The final historical data point I track is the “group of death” upset rate. In every World Cup since 1998, the designated group of death — the pool with the highest combined FIFA ranking — has produced at least one upset where the lowest-ranked team beats one of the higher-ranked sides. In 2022, Group E (Spain, Germany, Japan, Costa Rica) saw Japan beat both Spain and Germany. The 2026 equivalent is arguably Group F (Netherlands, Japan, Tunisia, Sweden) or Group K (Portugal, Colombia, Uzbekistan, DR Congo). If the pattern holds, at least one of those groups will produce a result that the market treats as a shock but that history treats as routine.

History Pattern Questions

Do historical World Cup betting patterns still apply with the new 48-team format?
The core patterns — opening-match favourite underperformance, third-match draw frequency, confederation-level outperformance — are driven by human behaviour and tournament incentive structures, not by the specific number of teams. The 48-team format changes the maths of qualification but not the psychology of competition. I expect these patterns to persist in 2026, possibly amplified by the larger field and longer tournament duration.
How far back should I look when analysing World Cup betting history?
I use data from 1998 onwards — six tournaments, 384 matches across group and knockout stages. Pre-1998 data is less useful because the betting markets were structurally different, squad quality gaps were larger, and the way bookmakers price matches has evolved fundamentally since the internet era. Six tournaments provides enough data to identify patterns without including matches from a completely different competitive landscape.

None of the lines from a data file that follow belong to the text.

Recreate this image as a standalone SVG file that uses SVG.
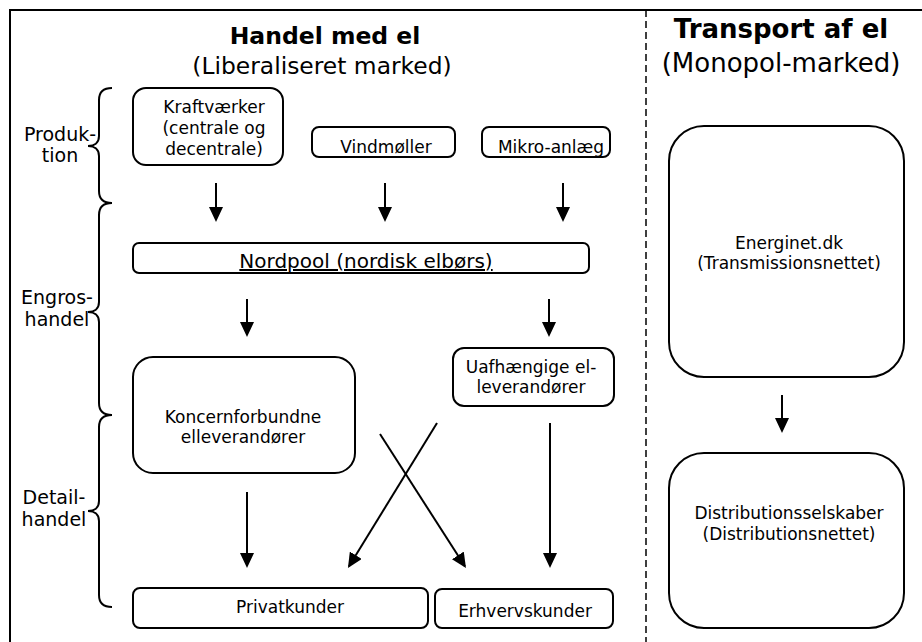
<svg xmlns="http://www.w3.org/2000/svg" width="922" height="642" viewBox="0 0 922 642">
  <style>
    text { font-family: "DejaVu Sans", Verdana, sans-serif; fill: #000; }
    .lbl { font-size: 17px; text-anchor: middle; }
    .side { font-size: 19px; text-anchor: middle; }
    .box { fill: #fff; stroke: #000; stroke-width: 2; }
    .brace { fill: none; stroke: #000; stroke-width: 2; }
    .conn line { stroke: #000; stroke-width: 2; marker-end: url(#ah); }
  </style>
  <defs>
    <marker id="ah" markerUnits="userSpaceOnUse" markerWidth="15" markerHeight="14" refX="13" refY="7" orient="auto" viewBox="0 0 15 14">
      <path d="M0,0 L15,7 L0,14 z" fill="#000"/>
    </marker>
  </defs>
  <rect width="922" height="642" fill="#fff"/>

  <!-- frame and column divider -->
  <path d="M10,642 L10,10 L922,10" fill="none" stroke="#000" stroke-width="2"/>
  <line x1="646" y1="10" x2="646" y2="642" stroke="#000" stroke-width="1.5" stroke-dasharray="7 4"/>

  <!-- column titles -->
  <g id="title-handel">
    <text x="325" y="44" style="font-size:23.5px;font-weight:bold;text-anchor:middle">Handel med el</text>
    <text x="322" y="74" style="font-size:23.4px;text-anchor:middle">(Liberaliseret marked)</text>
  </g>
  <g id="title-transport">
    <text x="781" y="38" style="font-size:26px;font-weight:bold;text-anchor:middle">Transport af el</text>
    <text x="781" y="72" style="font-size:26px;text-anchor:middle">(Monopol-marked)</text>
  </g>

  <!-- stage braces and labels -->
  <g id="stage-produktion">
    <path class="brace" d="M112,88 C104,88 99,92 99,100 L99,136 C99,143 94,146 88,146 C94,146 99,149 99,156 L99,191 C99,199 104,203 112,203"/>
    <text class="side" x="60" y="141">Produk-</text>
    <text class="side" x="60" y="162">tion</text>
  </g>
  <g id="stage-engros">
    <path class="brace" d="M112,203 C104,203 99,207 99,215 L99,302 C99,309 94,312 88,312 C94,312 99,315 99,322 L99,403 C99,411 104,415 112,415"/>
    <text class="side" x="57" y="304">Engros-</text>
    <text class="side" x="57" y="326">handel</text>
  </g>
  <g id="stage-detail">
    <path class="brace" d="M112,415 C104,415 99,419 99,427 L99,501 C99,508 94,511 88,511 C94,511 99,514 99,521 L99,595 C99,603 104,607 112,607"/>
    <text class="side" x="54" y="504">Detail-</text>
    <text class="side" x="54" y="526">handel</text>
  </g>

  <!-- nodes -->
  <g id="kraftvaerker">
    <rect class="box" x="133" y="88" width="150" height="77" rx="13"/>
    <text class="lbl" x="214" y="113">Kraftværker</text>
    <text class="lbl" x="214" y="134">(centrale og</text>
    <text class="lbl" x="214" y="155">decentrale)</text>
  </g>
  <g id="vindmoeller">
    <rect class="box" x="312" y="127" width="143" height="30" rx="7"/>
    <text class="lbl" x="386" y="153">Vindmøller</text>
  </g>
  <g id="mikro-anlaeg">
    <rect class="box" x="482" y="127" width="128" height="30" rx="7"/>
    <text class="lbl" x="551" y="153">Mikro-anlæg</text>
  </g>
  <g id="nordpool">
    <rect class="box" x="133" y="243" width="456" height="30" rx="6"/>
    <text x="366" y="268" style="font-size:20px;text-anchor:middle;text-decoration:underline">Nordpool (nordisk elbørs)</text>
  </g>
  <g id="koncernforbundne">
    <rect class="box" x="133" y="357" width="222" height="116" rx="20"/>
    <text class="lbl" x="243" y="423">Koncernforbundne</text>
    <text class="lbl" x="243" y="443">elleverandører</text>
  </g>
  <g id="uafhaengige">
    <rect class="box" x="453" y="348" width="161" height="58" rx="11"/>
    <text class="lbl" x="531" y="373">Uafhængige el-</text>
    <text class="lbl" x="531" y="393">leverandører</text>
  </g>
  <g id="privatkunder">
    <rect class="box" x="133" y="588" width="295" height="40" rx="7"/>
    <text class="lbl" x="290" y="613">Privatkunder</text>
  </g>
  <g id="erhvervskunder">
    <rect class="box" x="435" y="589" width="178" height="39" rx="7"/>
    <text class="lbl" x="525" y="617">Erhvervskunder</text>
  </g>
  <g id="energinet">
    <rect class="box" x="669" y="126" width="235" height="251" rx="35"/>
    <text class="lbl" x="789" y="249">Energinet.dk</text>
    <text class="lbl" x="789" y="269">(Transmissionsnettet)</text>
  </g>
  <g id="distribution">
    <rect class="box" x="669" y="453" width="235" height="175" rx="35"/>
    <text class="lbl" x="789" y="519">Distributionsselskaber</text>
    <text class="lbl" x="789" y="540">(Distributionsnettet)</text>
  </g>

  <!-- connectors -->
  <g class="conn" id="connectors">
    <line x1="216" y1="183" x2="216" y2="220"/>
    <line x1="385" y1="183" x2="385" y2="220"/>
    <line x1="563" y1="183" x2="563" y2="220"/>
    <line x1="247" y1="299" x2="247" y2="335"/>
    <line x1="549" y1="299" x2="549" y2="335"/>
    <line x1="247" y1="492" x2="247" y2="566"/>
    <line x1="437" y1="423" x2="349" y2="566.3"/>
    <line x1="380" y1="434" x2="464.9" y2="566.3"/>
    <line x1="550" y1="423" x2="550" y2="566"/>
    <line x1="782" y1="395" x2="782" y2="431"/>
  </g>
</svg>
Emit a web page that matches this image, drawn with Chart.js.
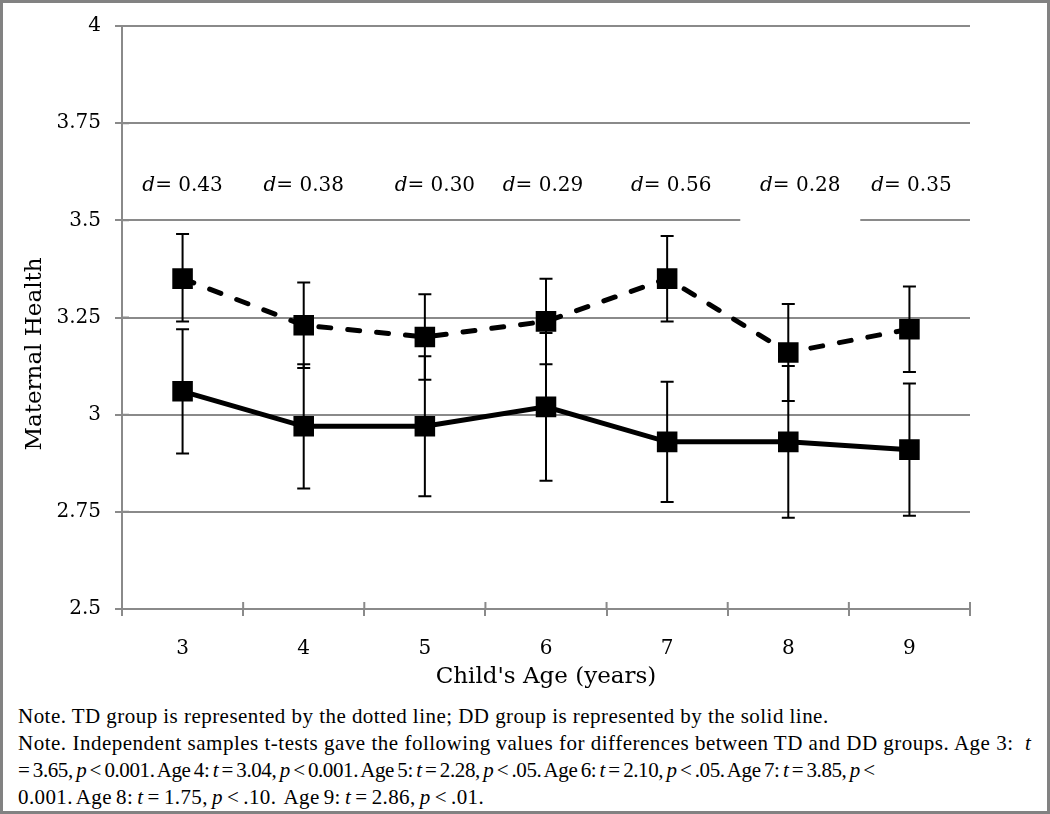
<!DOCTYPE html>
<html>
<head>
<meta charset="utf-8">
<script src="https://cdn.jsdelivr.net/npm/chart.js@4.4.0/dist/chart.umd.min.js"></script>
<style>
    html, body { margin: 0; padding: 0; background: #fff; }
    #wrap { position: relative; width: 1050px; height: 814px; overflow: hidden; background: #fff; }
    #frame { position: absolute; left: 0; top: 0; width: 1050px; height: 814px; box-sizing: border-box; border: 3px solid #828282; pointer-events: none; }
    #chart { position: absolute; left: 0; top: 0; }
    #notes { position: absolute; left: 18px; top: 703px; font-family: "Liberation Serif", serif; font-size: 21px; line-height: 27px; color: #000; white-space: nowrap; }
    #notes span { display: inline-block; }
</style>
</head>
<body>
<div id="wrap">
    <canvas id="chart" width="1050" height="700"></canvas>
    <div id="notes">
        <span data-w="811">Note. TD group is represented by the dotted line; DD group is represented by the solid line.</span><br>
        <span data-w="1013">Note. Independent samples t-tests gave the following values for differences between TD and DD groups. Age 3:&nbsp; <i>t</i></span><br>
        <span data-w="803">= 3.65, <i>p</i> &lt; 0.001. Age 4: <i>t</i> = 3.04, <i>p</i> &lt; 0.001. Age 5: <i>t</i> = 2.28, <i>p</i> &lt; .05. Age 6: <i>t</i> = 2.10, <i>p</i> &lt; .05. Age 7: <i>t</i> = 3.85, <i>p</i> &lt;</span><br>
        <span data-w="466">0.001. Age 8: <i>t</i> = 1.75, <i>p</i> &lt; .10.&nbsp; Age 9: <i>t</i> = 2.86, <i>p</i> &lt; .01.</span>
    </div>
    <div id="frame"></div>
</div>
<script>
// ages on the x axis
const ages = ['3', '4', '5', '6', '7', '8', '9'];

// TD group (dashed line) means and error bar ends
const tdMeans = [3.35, 3.23, 3.20, 3.24, 3.35, 3.16, 3.22];
const tdUpper = [3.465, 3.34, 3.31, 3.35, 3.46, 3.285, 3.33];
const tdLower = [3.24, 3.12, 3.09, 3.13, 3.24, 3.035, 3.11];

// DD group (solid line)
const ddMeans = [3.06, 2.97, 2.97, 3.02, 2.93, 2.93, 2.91];
const ddUpper = [3.22, 3.13, 3.15, 3.21, 3.085, 3.125, 3.08];
const ddLower = [2.90, 2.81, 2.79, 2.83, 2.775, 2.735, 2.74];

// Cohen's d per age
const effectSizes = ['0.43', '0.38', '0.30', '0.29', '0.56', '0.28', '0.35'];

const yTicks = ['2.5', '2.75', '3', '3.25', '3.5', '3.75', '4'];

document.addEventListener('DOMContentLoaded', function() {
    const gridGray = '#8a8a8a';
    const serif = '"DejaVu Serif", serif';

    // fit each note line (roughly) to the width it has in the original
    document.querySelectorAll('#notes span').forEach(span => {
        const target = parseFloat(span.dataset.w);
        const chars = span.textContent.length;
        if (span.getBoundingClientRect().width > target) {
            span.style.wordSpacing = '-1.5px';
        }
        const extra = (target - span.getBoundingClientRect().width) / chars;
        span.style.letterSpacing = Math.max(extra, -0.4).toFixed(2) + 'px';
    });

    // error bars + d labels, drawn after the grid, before the lines
    const extras = {
        id: 'extras',
        beforeDatasetsDraw(chart) {
            const ctx = chart.ctx;
            const x = chart.scales.x, y = chart.scales.y;

            // d labels (text boxes in the original, slightly off centre)
            const shift = [0, 0, 10, -3, 4, 12, 2];
            ctx.save();
            ctx.textBaseline = 'middle';
            effectSizes.forEach((d, i) => {
                const cx = x.getPixelForValue(i) + shift[i];
                const cy = y.getPixelForValue(3.59);
                if (i === 5) {
                    // white box of this label hides part of the 3.5 gridline
                    const top = y.getPixelForValue(3.64), bot = y.getPixelForValue(3.49);
                    ctx.fillStyle = '#fff';
                    ctx.fillRect(cx - 60, top, 120, bot - top);
                }
                ctx.fillStyle = '#000';
                ctx.font = 'italic 20px ' + serif;
                const w1 = ctx.measureText('d').width;
                ctx.font = '20px ' + serif;
                const rest = '= ' + d;
                const w2 = ctx.measureText(rest).width;
                const sx = cx - (w1 + w2) / 2;
                ctx.textAlign = 'left';
                ctx.font = 'italic 20px ' + serif;
                ctx.fillText('d', sx, cy);
                ctx.font = '20px ' + serif;
                ctx.fillText(rest, sx + w1, cy);
            });

            // error bars
            ctx.strokeStyle = '#000';
            ctx.lineWidth = 2;
            [[tdLower, tdUpper], [ddLower, ddUpper]].forEach(pair => {
                pair[0].forEach((lo, i) => {
                    const px = x.getPixelForValue(i);
                    const top = y.getPixelForValue(pair[1][i]);
                    const bot = y.getPixelForValue(lo);
                    ctx.beginPath();
                    ctx.moveTo(px, top); ctx.lineTo(px, bot);
                    ctx.moveTo(px - 6.5, top); ctx.lineTo(px + 6.5, top);
                    ctx.moveTo(px - 6.5, bot); ctx.lineTo(px + 6.5, bot);
                    ctx.stroke();
                });
            });
            ctx.restore();
        },
        afterDraw(chart) {
            const ctx = chart.ctx;
            const x = chart.scales.x, y = chart.scales.y;
            const area = chart.chartArea;
            ctx.save();
            // cross tick marks: inner half
            ctx.strokeStyle = gridGray;
            ctx.lineWidth = 2;
            ctx.beginPath();
            y.ticks.forEach(t => {
                const py = y.getPixelForValue(t.value);
                ctx.moveTo(area.left, py); ctx.lineTo(area.left + 7, py);
            });
            for (let i = 0; i <= ages.length; i++) {
                const px = x.getPixelForValue(i - 0.5);
                ctx.moveTo(px, area.bottom); ctx.lineTo(px, area.bottom - 7);
            }
            ctx.stroke();

            // y axis title
            ctx.fillStyle = '#000';
            ctx.font = '23px ' + serif;
            ctx.textAlign = 'center';
            ctx.textBaseline = 'middle';
            ctx.translate(35, 354);
            ctx.rotate(-Math.PI / 2);
            ctx.fillText('Maternal Health', 0, 0);
            ctx.restore();
        }
    };

    const ctx = document.getElementById('chart').getContext('2d');
    new Chart(ctx, {
        type: 'line',
        data: {
            labels: ages,
            datasets: [{
                label: 'TD',
                data: tdMeans,
                borderColor: '#000',
                backgroundColor: '#000',
                borderWidth: 5,
                borderDash: [12, 17],
                borderCapStyle: 'round',
                pointStyle: 'rect',
                pointRadius: 11,
                pointBackgroundColor: '#000',
                pointBorderColor: '#000',
                tension: 0
            }, {
                label: 'DD',
                data: ddMeans,
                borderColor: '#000',
                backgroundColor: '#000',
                borderWidth: 5,
                pointStyle: 'rect',
                pointRadius: 11,
                pointBackgroundColor: '#000',
                pointBorderColor: '#000',
                tension: 0
            }]
        },
        options: {
            responsive: false,
            animation: false,
            devicePixelRatio: 1,
            layout: { padding: { top: 24, right: 80, left: 0, bottom: 0 } },
            plugins: {
                legend: { display: false },
                tooltip: { enabled: false }
            },
            scales: {
                x: {
                    offset: true,
                    grid: { display: true, drawOnChartArea: false, offset: true, tickLength: 7, color: gridGray, lineWidth: 2 },
                    border: { display: true, color: gridGray, width: 2 },
                    ticks: { color: '#000', font: { family: serif, size: 20 }, padding: 21 },
                    title: { display: true, text: "Child's Age (years)", color: '#000', font: { family: serif, size: 23 }, padding: { top: 9, bottom: 9 } },
                    afterFit: s => { s.height = 91; }
                },
                y: {
                    min: 2.5,
                    max: 4,
                    grid: { color: gridGray, lineWidth: 2, tickLength: 7 },
                    border: { display: true, color: gridGray, width: 2 },
                    ticks: {
                        stepSize: 0.25,
                        color: '#000',
                        padding: 14,
                        font: { family: serif, size: 20 },
                        callback: function(value, index) { return yTicks[index]; }
                    },
                    afterFit: s => { s.width = 122; }
                }
            }
        },
        plugins: [extras]
    });
});
</script>
</body>
</html>
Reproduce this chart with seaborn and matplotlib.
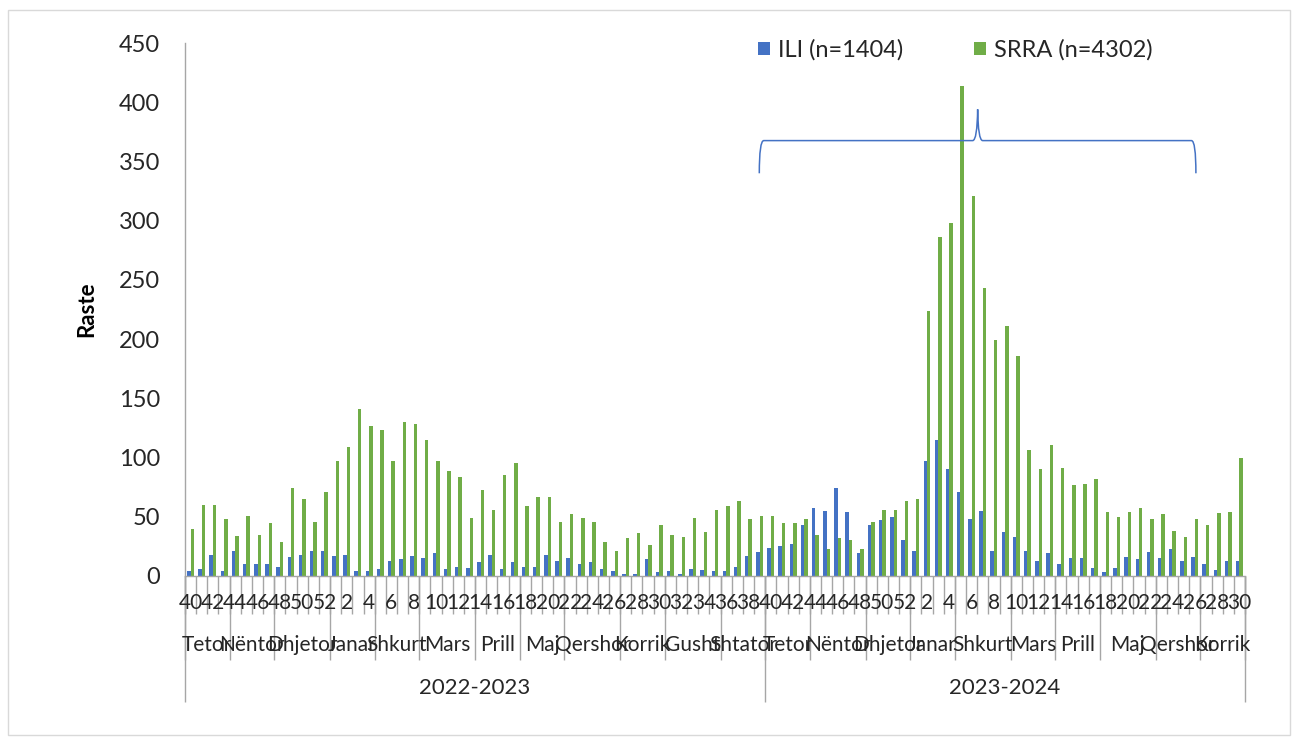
import numpy as np
import pandas as pd
import matplotlib
matplotlib.use("Agg")
import matplotlib.pyplot as plt
import seaborn as sns
from matplotlib.path import Path
from matplotlib.patches import PathPatch, Rectangle

# --- data -------------------------------------------------------------
weeks_s1 = list(range(40, 53)) + list(range(1, 40))
weeks_s2 = list(range(40, 53)) + list(range(1, 31))

ili_s1 = [4, 6, 18, 4, 21, 10, 10, 10, 8, 16, 18, 21, 21,
          17, 18, 4, 4, 6, 13, 14, 17, 15, 19, 6, 8, 7, 12, 18, 6, 12,
          8, 8, 18, 13, 15, 10, 12, 6, 4, 2, 2, 14, 3, 4, 2, 6, 5, 4, 4, 8, 17, 20]
srra_s1 = [40, 60, 60, 48, 34, 51, 35, 45, 29, 74, 65, 46, 71,
           97, 109, 141, 127, 123, 97, 130, 128, 115, 97, 89, 84, 49, 73, 56, 85, 95,
           59, 67, 67, 46, 52, 49, 46, 29, 21, 32, 36, 26, 43, 35, 33, 49, 37, 56, 59, 63, 48, 51]

ili_s2 = [24, 25, 27, 43, 57, 55, 74, 54, 19, 43, 47, 50, 30,
          21, 97, 115, 90, 71, 48, 55, 21, 37, 33, 21, 13, 19, 10, 15, 15, 7,
          3, 7, 16, 14, 20, 15, 23, 13, 16, 10, 5, 13, 13]
srra_s2 = [51, 45, 45, 48, 35, 23, 32, 30, 23, 46, 56, 56, 63,
           65, 224, 286, 298, 414, 321, 243, 199, 211, 186, 106, 90, 111, 91, 77, 78, 82,
           54, 50, 54, 57, 48, 52, 38, 33, 48, 43, 53, 54, 100]

seasons = ["2022-2023", "2023-2024"]
months_s1 = ["Tetor", "Nëntor", "Dhjetor", "Janar", "Shkurt", "Mars", "Prill",
             "Maj", "Qershor", "Korrik", "Gusht", "Shtator"]
month_len_s1 = [4, 4, 5, 4, 4, 5, 4, 4, 5, 4, 5, 4]
months_s2 = ["Tetor", "Nëntor", "Dhjetor", "Janar", "Shkurt", "Mars", "Prill",
             "Maj", "Qershor", "Korrik"]
month_len_s2 = [4, 5, 4, 4, 5, 4, 4, 5, 4, 4]

ili_label = "ILI (n=1404)"
srra_label = "SRRA (n=4302)"

# --- long table -------------------------------------------------------
cats = [f"{seasons[0]}-{w}" for w in weeks_s1] + [f"{seasons[1]}-{w}" for w in weeks_s2]
weeks_all = weeks_s1 + weeks_s2
df = pd.DataFrame({
    "cat": cats * 2,
    "series": [ili_label] * len(cats) + [srra_label] * len(cats),
    "value": ili_s1 + ili_s2 + srra_s1 + srra_s2,
})

blue = "#4472C4"
green = "#70AD47"
gray = "#a6a6a6"
txt = "#262626"

sns.set_style("white")
plt.rcParams["font.family"] = ["Lato", "DejaVu Sans"]

fig = plt.figure(figsize=(12.93, 7.40), dpi=100)
ax = fig.add_axes([185 / 1293, 1 - 576 / 740, 1060 / 1293, 533 / 740])

sns.barplot(data=df, x="cat", y="value", hue="series", order=cats,
            palette=[blue, green], width=0.62, ax=ax, saturation=1,
            linewidth=0)

ax.set_ylim(0, 450)
ax.set_xlim(-0.5, len(cats) - 0.5)
ax.set_yticks(range(0, 451, 50))
ax.tick_params(axis="y", length=8, width=1, color=gray, pad=10,
               labelsize=17, labelcolor=txt)
ax.set_xticks([])
ax.set_xlabel("")
ax.set_ylabel("Raste", fontsize=16, fontweight="bold", color="black")
ax.yaxis.set_label_coords(-0.083, 0.5)
for s in ["top", "right"]:
    ax.spines[s].set_visible(False)
for s in ["left", "bottom"]:
    ax.spines[s].set_color(gray)
    ax.spines[s].set_linewidth(1)

# --- multi-level x axis ----------------------------------------------
tr = ax.get_xaxis_transform()
n = len(cats)
ax.vlines(np.arange(n + 1) - 0.5, -0.071, 0, transform=tr, colors=gray,
          lw=1, clip_on=False)
for i in range(0, n, 2):
    ax.text(i, -0.051, str(weeks_all[i]), transform=tr, ha="center",
            va="center", fontsize=15, color=txt)

bounds = []
start = 0
for names, lens in [(months_s1, month_len_s1), (months_s2, month_len_s2)]:
    for name, ln in zip(names, lens):
        ax.text(start + ln / 2 - 0.5, -0.1295, name, transform=tr,
                ha="center", va="center", fontsize=15, color=txt)
        bounds.append(start)
        start += ln
bounds.append(start)
ax.vlines(np.array(bounds) - 0.5, -0.158, 0, transform=tr, colors=gray,
          lw=1, clip_on=False)

season_edges = [0, len(weeks_s1), n]
ax.vlines(np.array(season_edges) - 0.5, -0.237, 0, transform=tr,
          colors=gray, lw=1, clip_on=False)
for k, name in enumerate(seasons):
    mid = (season_edges[k] + season_edges[k + 1]) / 2 - 0.5
    ax.text(mid, -0.210, name, transform=tr, ha="center", va="center",
            fontsize=16, color=txt)

# --- brace annotation -------------------------------------------------
yb, yl, yt = 367.6, 340, 394
x0, xt, x1 = 50.97, 70.54, 90.1
verts = [(x0, yl), (x0, yb), (x0 + 0.4, yb),
         (xt - 0.45, yb), (xt - 0.04, yb), (xt, yt),
         (xt + 0.04, yb), (xt + 0.45, yb),
         (x1 - 0.4, yb), (x1, yb), (x1, yl)]
codes = [Path.MOVETO, Path.CURVE3, Path.CURVE3,
         Path.LINETO, Path.CURVE3, Path.CURVE3,
         Path.CURVE3, Path.CURVE3,
         Path.LINETO, Path.CURVE3, Path.CURVE3]
ax.add_patch(PathPatch(Path(verts, codes), facecolor="none",
                       edgecolor=blue, lw=1.1, clip_on=False))

# --- legend -----------------------------------------------------------
sns.move_legend(ax, "center", bbox_to_anchor=(0.727, 0.987), ncol=2,
                frameon=False, title=None, fontsize=17,
                handlelength=0.5, handleheight=0.5, handletextpad=0.35,
                columnspacing=3.0, labelcolor=txt)

fig.patches.append(Rectangle((8 / 1293, 5 / 740), 1282 / 1293, 725 / 740,
                             transform=fig.transFigure, fill=False,
                             edgecolor="#d9d9d9", lw=1))

fig.savefig("out.png", dpi=100, facecolor="white")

History Does Not Predict — But It Narrows the Field

No pattern guarantees a result. If it did, the bookmakers would have priced it out years ago. What World Cup betting history gives you is a framework for identifying where the market is likely to be wrong — and at a 48-team tournament with 104 matches, being right 2-3% more often than the market is the difference between a profitable World Cup and a losing one. The patterns I have outlined here — host advantage in group matches, opening-round upset spikes, third-match draw inflation, confederation outperformance — are the structural edges I will be leaning on when I build my match-by-match analysis for every fixture from June to July. They have worked across three World Cup cycles. I see no reason they will stop working at the fourth.